> [Description of the task]: Transcribe all of the material exactly. Any picture in it should be left out.

> [Given material]:
-.-.-
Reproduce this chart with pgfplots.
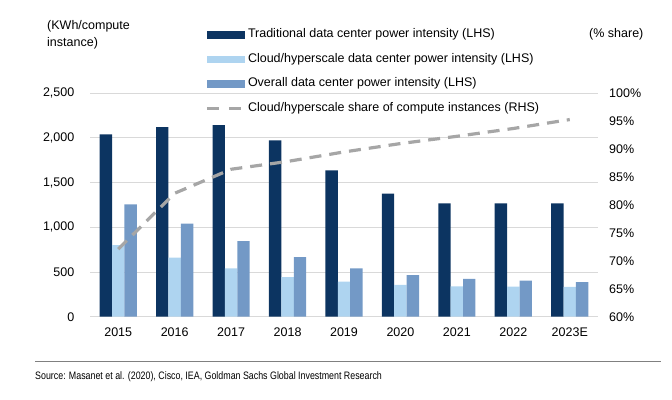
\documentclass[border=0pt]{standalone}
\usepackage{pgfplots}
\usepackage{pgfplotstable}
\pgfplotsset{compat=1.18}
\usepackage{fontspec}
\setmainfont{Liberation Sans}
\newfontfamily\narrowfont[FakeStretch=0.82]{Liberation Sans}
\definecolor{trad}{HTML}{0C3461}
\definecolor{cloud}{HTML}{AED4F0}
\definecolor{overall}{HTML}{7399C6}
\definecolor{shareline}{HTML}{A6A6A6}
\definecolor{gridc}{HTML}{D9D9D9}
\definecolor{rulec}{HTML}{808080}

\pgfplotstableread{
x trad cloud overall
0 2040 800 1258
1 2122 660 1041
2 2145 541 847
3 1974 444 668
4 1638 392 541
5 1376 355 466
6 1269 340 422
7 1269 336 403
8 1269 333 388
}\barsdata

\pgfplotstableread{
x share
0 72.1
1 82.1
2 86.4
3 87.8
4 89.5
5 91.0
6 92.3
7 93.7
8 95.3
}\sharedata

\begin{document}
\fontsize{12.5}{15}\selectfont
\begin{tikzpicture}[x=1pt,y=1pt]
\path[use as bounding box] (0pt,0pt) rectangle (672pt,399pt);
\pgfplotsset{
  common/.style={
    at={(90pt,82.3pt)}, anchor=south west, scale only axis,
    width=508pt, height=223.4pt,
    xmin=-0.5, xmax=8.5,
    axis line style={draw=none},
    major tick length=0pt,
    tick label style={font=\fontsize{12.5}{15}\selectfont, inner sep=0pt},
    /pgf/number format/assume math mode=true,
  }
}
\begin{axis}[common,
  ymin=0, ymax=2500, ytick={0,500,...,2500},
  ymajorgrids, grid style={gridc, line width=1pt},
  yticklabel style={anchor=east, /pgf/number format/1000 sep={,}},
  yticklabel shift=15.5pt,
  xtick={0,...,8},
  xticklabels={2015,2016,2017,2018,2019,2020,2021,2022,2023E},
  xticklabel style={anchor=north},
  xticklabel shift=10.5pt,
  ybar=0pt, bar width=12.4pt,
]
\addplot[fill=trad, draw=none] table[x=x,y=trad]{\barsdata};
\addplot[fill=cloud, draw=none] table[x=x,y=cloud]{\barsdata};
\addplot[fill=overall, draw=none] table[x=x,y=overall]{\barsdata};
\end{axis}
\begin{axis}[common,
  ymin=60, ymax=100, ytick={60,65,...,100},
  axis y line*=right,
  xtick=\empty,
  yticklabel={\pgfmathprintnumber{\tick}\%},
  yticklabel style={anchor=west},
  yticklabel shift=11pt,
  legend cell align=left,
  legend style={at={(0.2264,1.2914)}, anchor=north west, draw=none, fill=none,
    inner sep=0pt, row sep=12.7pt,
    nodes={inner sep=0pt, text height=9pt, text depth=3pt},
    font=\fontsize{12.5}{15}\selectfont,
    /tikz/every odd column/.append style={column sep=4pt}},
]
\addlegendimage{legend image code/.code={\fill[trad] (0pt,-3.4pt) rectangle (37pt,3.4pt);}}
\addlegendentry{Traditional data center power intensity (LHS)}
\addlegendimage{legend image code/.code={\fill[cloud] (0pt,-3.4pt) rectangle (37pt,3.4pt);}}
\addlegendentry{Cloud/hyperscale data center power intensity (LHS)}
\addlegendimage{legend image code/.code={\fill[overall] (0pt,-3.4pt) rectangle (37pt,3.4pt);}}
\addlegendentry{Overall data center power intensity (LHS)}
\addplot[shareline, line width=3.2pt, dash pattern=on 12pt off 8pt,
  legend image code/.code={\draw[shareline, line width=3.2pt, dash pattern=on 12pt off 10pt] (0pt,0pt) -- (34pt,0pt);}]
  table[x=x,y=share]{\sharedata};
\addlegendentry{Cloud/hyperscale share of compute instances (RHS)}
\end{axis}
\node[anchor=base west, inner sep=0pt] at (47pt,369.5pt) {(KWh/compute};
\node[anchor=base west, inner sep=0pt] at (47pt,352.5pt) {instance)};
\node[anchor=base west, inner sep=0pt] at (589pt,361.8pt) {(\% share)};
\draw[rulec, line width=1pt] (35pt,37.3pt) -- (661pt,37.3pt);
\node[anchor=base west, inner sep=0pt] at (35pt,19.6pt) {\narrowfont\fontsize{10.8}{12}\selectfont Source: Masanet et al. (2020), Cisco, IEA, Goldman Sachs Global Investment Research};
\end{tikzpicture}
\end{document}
-.-.-
> [Result of this task]:
Reproduce this chart with pgfplots.
\documentclass[border=0pt]{standalone}
\usepackage{pgfplots}
\usepackage{pgfplotstable}
\pgfplotsset{compat=1.18}
\usepackage{fontspec}
\setmainfont{Liberation Sans}
\newfontfamily\narrowfont[FakeStretch=0.82]{Liberation Sans}
\definecolor{trad}{HTML}{0C3461}
\definecolor{cloud}{HTML}{AED4F0}
\definecolor{overall}{HTML}{7399C6}
\definecolor{shareline}{HTML}{A6A6A6}
\definecolor{gridc}{HTML}{D9D9D9}
\definecolor{rulec}{HTML}{808080}

\pgfplotstableread{
x trad cloud overall
0 2040 800 1258
1 2122 660 1041
2 2145 541 847
3 1974 444 668
4 1638 392 541
5 1376 355 466
6 1269 340 422
7 1269 336 403
8 1269 333 388
}\barsdata

\pgfplotstableread{
x share
0 72.1
1 82.1
2 86.4
3 87.8
4 89.5
5 91.0
6 92.3
7 93.7
8 95.3
}\sharedata

\begin{document}
\fontsize{12.5}{15}\selectfont
\begin{tikzpicture}[x=1pt,y=1pt]
\path[use as bounding box] (0pt,0pt) rectangle (672pt,399pt);
\pgfplotsset{
  common/.style={
    at={(90pt,82.3pt)}, anchor=south west, scale only axis,
    width=508pt, height=223.4pt,
    xmin=-0.5, xmax=8.5,
    axis line style={draw=none},
    major tick length=0pt,
    tick label style={font=\fontsize{12.5}{15}\selectfont, inner sep=0pt},
    /pgf/number format/assume math mode=true,
  }
}
\begin{axis}[common,
  ymin=0, ymax=2500, ytick={0,500,...,2500},
  ymajorgrids, grid style={gridc, line width=1pt},
  yticklabel style={anchor=east, /pgf/number format/1000 sep={,}},
  yticklabel shift=15.5pt,
  xtick={0,...,8},
  xticklabels={2015,2016,2017,2018,2019,2020,2021,2022,2023E},
  xticklabel style={anchor=north},
  xticklabel shift=10.5pt,
  ybar=0pt, bar width=12.4pt,
]
\addplot[fill=trad, draw=none] table[x=x,y=trad]{\barsdata};
\addplot[fill=cloud, draw=none] table[x=x,y=cloud]{\barsdata};
\addplot[fill=overall, draw=none] table[x=x,y=overall]{\barsdata};
\end{axis}
\begin{axis}[common,
  ymin=60, ymax=100, ytick={60,65,...,100},
  axis y line*=right,
  xtick=\empty,
  yticklabel={\pgfmathprintnumber{\tick}\%},
  yticklabel style={anchor=west},
  yticklabel shift=11pt,
  legend cell align=left,
  legend style={at={(0.2264,1.2914)}, anchor=north west, draw=none, fill=none,
    inner sep=0pt, row sep=12.7pt,
    nodes={inner sep=0pt, text height=9pt, text depth=3pt},
    font=\fontsize{12.5}{15}\selectfont,
    /tikz/every odd column/.append style={column sep=4pt}},
]
\addlegendimage{legend image code/.code={\fill[trad] (0pt,-3.4pt) rectangle (37pt,3.4pt);}}
\addlegendentry{Traditional data center power intensity (LHS)}
\addlegendimage{legend image code/.code={\fill[cloud] (0pt,-3.4pt) rectangle (37pt,3.4pt);}}
\addlegendentry{Cloud/hyperscale data center power intensity (LHS)}
\addlegendimage{legend image code/.code={\fill[overall] (0pt,-3.4pt) rectangle (37pt,3.4pt);}}
\addlegendentry{Overall data center power intensity (LHS)}
\addplot[shareline, line width=3.2pt, dash pattern=on 12pt off 8pt,
  legend image code/.code={\draw[shareline, line width=3.2pt, dash pattern=on 12pt off 10pt] (0pt,0pt) -- (34pt,0pt);}]
  table[x=x,y=share]{\sharedata};
\addlegendentry{Cloud/hyperscale share of compute instances (RHS)}
\end{axis}
\node[anchor=base west, inner sep=0pt] at (47pt,369.5pt) {(KWh/compute};
\node[anchor=base west, inner sep=0pt] at (47pt,352.5pt) {instance)};
\node[anchor=base west, inner sep=0pt] at (589pt,361.8pt) {(\% share)};
\draw[rulec, line width=1pt] (35pt,37.3pt) -- (661pt,37.3pt);
\node[anchor=base west, inner sep=0pt] at (35pt,19.6pt) {\narrowfont\fontsize{10.8}{12}\selectfont Source: Masanet et al. (2020), Cisco, IEA, Goldman Sachs Global Investment Research};
\end{tikzpicture}
\end{document}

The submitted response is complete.